Availability & Resilience
This page describes how Breeze remains available under normal load, recovers from component failures, and responds to incidents.
High availability
| Component | Resilience |
|---|---|
| MongoDB Atlas | 3-node replica set with automatic failover. Loss of any single node is transparent to the application. |
| Azure App Service (backend) | Containerized, restartable. Auto-scale is configured to add and remove instances based on load. |
| Azure Blob Storage | Azure-managed redundancy within Norway East. |
| Azure Cache for Redis | Azure-managed cache used for token validation and rate-limit enforcement. Treated as a critical-path dependency; cache-tier resilience is provided by the managed service. |
| Vercel (frontend) | Multi-region CDN; static assets served from edge. |
There are no single points of failure within the database or storage tiers. The backend application can be redeployed without data loss.
Backups and point-in-time recovery
The MongoDB Atlas cluster is configured with continuous backup and point-in-time restore. Backups are:
- Encrypted at rest with the same key material as the primary cluster.
- Stored in the same region (Norway) as the primary, in line with the data-residency commitment.
- Restorable to any point within the configured retention window (per the Atlas backup configuration on the cluster).
Restoration is performed by the Sotera operations team in response to a verified incident or a customer support request requiring data recovery.
Monitoring
The following monitoring is in place:
- MongoDB Atlas alerts on cluster events: failover, scaling actions, replica-set state changes, slow queries, storage thresholds, and replication lag.
- Azure Monitor on the App Service: CPU, memory, request latency, HTTP error rates, and platform health.
- Sentry on the application: error spikes, regression in key flows, unhandled exceptions.
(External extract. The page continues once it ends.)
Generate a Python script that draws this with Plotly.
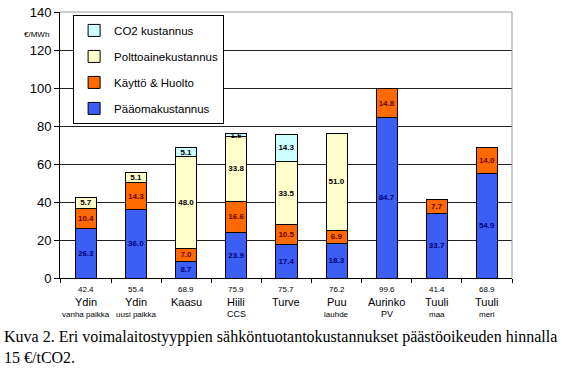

- Uptime monitoring of public endpoints.
Alerts are routed to the engineering on-call rotation.
Incident response
Sotera operates an internal incident-response process that covers detection, triage, containment, eradication, recovery, and post-incident review. Incidents that may have affected customer data trigger a notification to the responsible customer or partner contact in line with the applicable Data Processing Agreement and, where required, GDPR Article 33 obligations.
For details on a specific incident commitment or breach-notification timeframe, refer to your DPA with Sotera or with your partner.
Change management
Production changes go through:
- Code review by at least one engineer other than the author.
- Automated checks on every pull request (TypeScript type checking, build validation).
- Deployment via CI/CD — manual ad-hoc deploys are not part of the normal flow.
- Staged rollout through a pre-production environment before reaching production.